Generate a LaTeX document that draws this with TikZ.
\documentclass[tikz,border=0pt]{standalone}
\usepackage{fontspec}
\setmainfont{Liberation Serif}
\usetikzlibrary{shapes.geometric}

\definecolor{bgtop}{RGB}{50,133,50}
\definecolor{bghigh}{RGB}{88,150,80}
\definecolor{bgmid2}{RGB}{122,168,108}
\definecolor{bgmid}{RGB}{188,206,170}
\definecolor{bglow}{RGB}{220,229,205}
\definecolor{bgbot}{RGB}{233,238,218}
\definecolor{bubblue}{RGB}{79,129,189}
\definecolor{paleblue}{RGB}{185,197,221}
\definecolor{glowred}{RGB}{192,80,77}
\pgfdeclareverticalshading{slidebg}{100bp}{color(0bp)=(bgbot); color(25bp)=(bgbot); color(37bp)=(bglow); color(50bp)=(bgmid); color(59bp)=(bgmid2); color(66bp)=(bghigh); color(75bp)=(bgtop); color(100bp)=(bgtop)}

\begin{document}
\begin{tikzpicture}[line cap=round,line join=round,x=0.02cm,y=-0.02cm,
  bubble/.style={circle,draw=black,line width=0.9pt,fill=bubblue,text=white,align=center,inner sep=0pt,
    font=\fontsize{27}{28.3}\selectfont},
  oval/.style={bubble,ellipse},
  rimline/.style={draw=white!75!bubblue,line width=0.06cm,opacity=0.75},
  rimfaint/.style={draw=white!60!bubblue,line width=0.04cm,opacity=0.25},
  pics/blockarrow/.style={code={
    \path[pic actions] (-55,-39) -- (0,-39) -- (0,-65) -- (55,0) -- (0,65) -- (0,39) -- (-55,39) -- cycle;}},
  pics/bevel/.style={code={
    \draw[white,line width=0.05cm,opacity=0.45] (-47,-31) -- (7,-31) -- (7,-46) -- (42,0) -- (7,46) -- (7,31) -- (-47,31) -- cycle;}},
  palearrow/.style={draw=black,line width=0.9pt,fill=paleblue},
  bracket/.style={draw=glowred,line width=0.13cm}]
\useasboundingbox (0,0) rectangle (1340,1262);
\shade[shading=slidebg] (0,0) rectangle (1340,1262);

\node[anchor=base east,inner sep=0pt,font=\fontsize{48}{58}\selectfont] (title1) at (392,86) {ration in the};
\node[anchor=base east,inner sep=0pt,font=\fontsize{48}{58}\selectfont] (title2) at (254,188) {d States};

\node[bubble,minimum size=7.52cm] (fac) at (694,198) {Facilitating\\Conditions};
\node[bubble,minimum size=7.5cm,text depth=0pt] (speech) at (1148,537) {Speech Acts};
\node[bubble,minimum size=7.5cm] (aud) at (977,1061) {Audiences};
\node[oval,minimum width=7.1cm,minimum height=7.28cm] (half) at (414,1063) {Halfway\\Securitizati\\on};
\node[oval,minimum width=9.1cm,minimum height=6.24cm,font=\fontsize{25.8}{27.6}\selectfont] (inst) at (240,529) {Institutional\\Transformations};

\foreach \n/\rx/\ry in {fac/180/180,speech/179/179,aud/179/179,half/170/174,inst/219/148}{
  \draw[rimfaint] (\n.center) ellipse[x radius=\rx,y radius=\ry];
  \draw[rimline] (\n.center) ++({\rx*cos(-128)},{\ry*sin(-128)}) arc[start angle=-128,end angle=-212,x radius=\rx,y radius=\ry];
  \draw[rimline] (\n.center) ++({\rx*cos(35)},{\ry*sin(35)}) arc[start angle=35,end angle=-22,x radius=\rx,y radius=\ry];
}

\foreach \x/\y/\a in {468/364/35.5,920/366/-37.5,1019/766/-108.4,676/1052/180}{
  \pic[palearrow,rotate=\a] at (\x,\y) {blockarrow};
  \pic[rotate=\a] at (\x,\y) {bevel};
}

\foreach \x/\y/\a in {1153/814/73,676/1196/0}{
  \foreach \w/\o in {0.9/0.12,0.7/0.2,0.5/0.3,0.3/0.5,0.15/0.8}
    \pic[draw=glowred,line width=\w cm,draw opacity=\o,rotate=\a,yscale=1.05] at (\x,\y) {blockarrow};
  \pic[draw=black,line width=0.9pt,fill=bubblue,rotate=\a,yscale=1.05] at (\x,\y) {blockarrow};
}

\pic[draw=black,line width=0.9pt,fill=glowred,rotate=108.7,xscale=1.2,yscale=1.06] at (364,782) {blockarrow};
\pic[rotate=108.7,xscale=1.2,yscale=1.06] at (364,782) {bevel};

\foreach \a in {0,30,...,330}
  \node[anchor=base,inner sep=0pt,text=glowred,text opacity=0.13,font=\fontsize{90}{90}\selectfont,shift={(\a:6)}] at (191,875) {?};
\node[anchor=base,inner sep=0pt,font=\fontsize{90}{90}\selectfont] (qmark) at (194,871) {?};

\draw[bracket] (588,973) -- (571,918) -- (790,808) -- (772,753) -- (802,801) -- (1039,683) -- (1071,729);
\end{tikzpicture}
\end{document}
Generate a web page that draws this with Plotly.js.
◇ ◇ ◇ ◇
▸ The task:
Transcribe all the entries, keeping each one exactly as it is.

▸ Solution for this problem:
Generate a LaTeX document that draws this with TikZ.
\documentclass[tikz,border=0pt]{standalone}
\usepackage{fontspec}
\setmainfont{Liberation Serif}
\usetikzlibrary{shapes.geometric}

\definecolor{bgtop}{RGB}{50,133,50}
\definecolor{bghigh}{RGB}{88,150,80}
\definecolor{bgmid2}{RGB}{122,168,108}
\definecolor{bgmid}{RGB}{188,206,170}
\definecolor{bglow}{RGB}{220,229,205}
\definecolor{bgbot}{RGB}{233,238,218}
\definecolor{bubblue}{RGB}{79,129,189}
\definecolor{paleblue}{RGB}{185,197,221}
\definecolor{glowred}{RGB}{192,80,77}
\pgfdeclareverticalshading{slidebg}{100bp}{color(0bp)=(bgbot); color(25bp)=(bgbot); color(37bp)=(bglow); color(50bp)=(bgmid); color(59bp)=(bgmid2); color(66bp)=(bghigh); color(75bp)=(bgtop); color(100bp)=(bgtop)}

\begin{document}
\begin{tikzpicture}[line cap=round,line join=round,x=0.02cm,y=-0.02cm,
  bubble/.style={circle,draw=black,line width=0.9pt,fill=bubblue,text=white,align=center,inner sep=0pt,
    font=\fontsize{27}{28.3}\selectfont},
  oval/.style={bubble,ellipse},
  rimline/.style={draw=white!75!bubblue,line width=0.06cm,opacity=0.75},
  rimfaint/.style={draw=white!60!bubblue,line width=0.04cm,opacity=0.25},
  pics/blockarrow/.style={code={
    \path[pic actions] (-55,-39) -- (0,-39) -- (0,-65) -- (55,0) -- (0,65) -- (0,39) -- (-55,39) -- cycle;}},
  pics/bevel/.style={code={
    \draw[white,line width=0.05cm,opacity=0.45] (-47,-31) -- (7,-31) -- (7,-46) -- (42,0) -- (7,46) -- (7,31) -- (-47,31) -- cycle;}},
  palearrow/.style={draw=black,line width=0.9pt,fill=paleblue},
  bracket/.style={draw=glowred,line width=0.13cm}]
\useasboundingbox (0,0) rectangle (1340,1262);
\shade[shading=slidebg] (0,0) rectangle (1340,1262);

\node[anchor=base east,inner sep=0pt,font=\fontsize{48}{58}\selectfont] (title1) at (392,86) {ration in the};
\node[anchor=base east,inner sep=0pt,font=\fontsize{48}{58}\selectfont] (title2) at (254,188) {d States};

\node[bubble,minimum size=7.52cm] (fac) at (694,198) {Facilitating\\Conditions};
\node[bubble,minimum size=7.5cm,text depth=0pt] (speech) at (1148,537) {Speech Acts};
\node[bubble,minimum size=7.5cm] (aud) at (977,1061) {Audiences};
\node[oval,minimum width=7.1cm,minimum height=7.28cm] (half) at (414,1063) {Halfway\\Securitizati\\on};
\node[oval,minimum width=9.1cm,minimum height=6.24cm,font=\fontsize{25.8}{27.6}\selectfont] (inst) at (240,529) {Institutional\\Transformations};

\foreach \n/\rx/\ry in {fac/180/180,speech/179/179,aud/179/179,half/170/174,inst/219/148}{
  \draw[rimfaint] (\n.center) ellipse[x radius=\rx,y radius=\ry];
  \draw[rimline] (\n.center) ++({\rx*cos(-128)},{\ry*sin(-128)}) arc[start angle=-128,end angle=-212,x radius=\rx,y radius=\ry];
  \draw[rimline] (\n.center) ++({\rx*cos(35)},{\ry*sin(35)}) arc[start angle=35,end angle=-22,x radius=\rx,y radius=\ry];
}

\foreach \x/\y/\a in {468/364/35.5,920/366/-37.5,1019/766/-108.4,676/1052/180}{
  \pic[palearrow,rotate=\a] at (\x,\y) {blockarrow};
  \pic[rotate=\a] at (\x,\y) {bevel};
}

\foreach \x/\y/\a in {1153/814/73,676/1196/0}{
  \foreach \w/\o in {0.9/0.12,0.7/0.2,0.5/0.3,0.3/0.5,0.15/0.8}
    \pic[draw=glowred,line width=\w cm,draw opacity=\o,rotate=\a,yscale=1.05] at (\x,\y) {blockarrow};
  \pic[draw=black,line width=0.9pt,fill=bubblue,rotate=\a,yscale=1.05] at (\x,\y) {blockarrow};
}

\pic[draw=black,line width=0.9pt,fill=glowred,rotate=108.7,xscale=1.2,yscale=1.06] at (364,782) {blockarrow};
\pic[rotate=108.7,xscale=1.2,yscale=1.06] at (364,782) {bevel};

\foreach \a in {0,30,...,330}
  \node[anchor=base,inner sep=0pt,text=glowred,text opacity=0.13,font=\fontsize{90}{90}\selectfont,shift={(\a:6)}] at (191,875) {?};
\node[anchor=base,inner sep=0pt,font=\fontsize{90}{90}\selectfont] (qmark) at (194,871) {?};

\draw[bracket] (588,973) -- (571,918) -- (790,808) -- (772,753) -- (802,801) -- (1039,683) -- (1071,729);
\end{tikzpicture}
\end{document}
Generate a web page that draws this with Plotly.js.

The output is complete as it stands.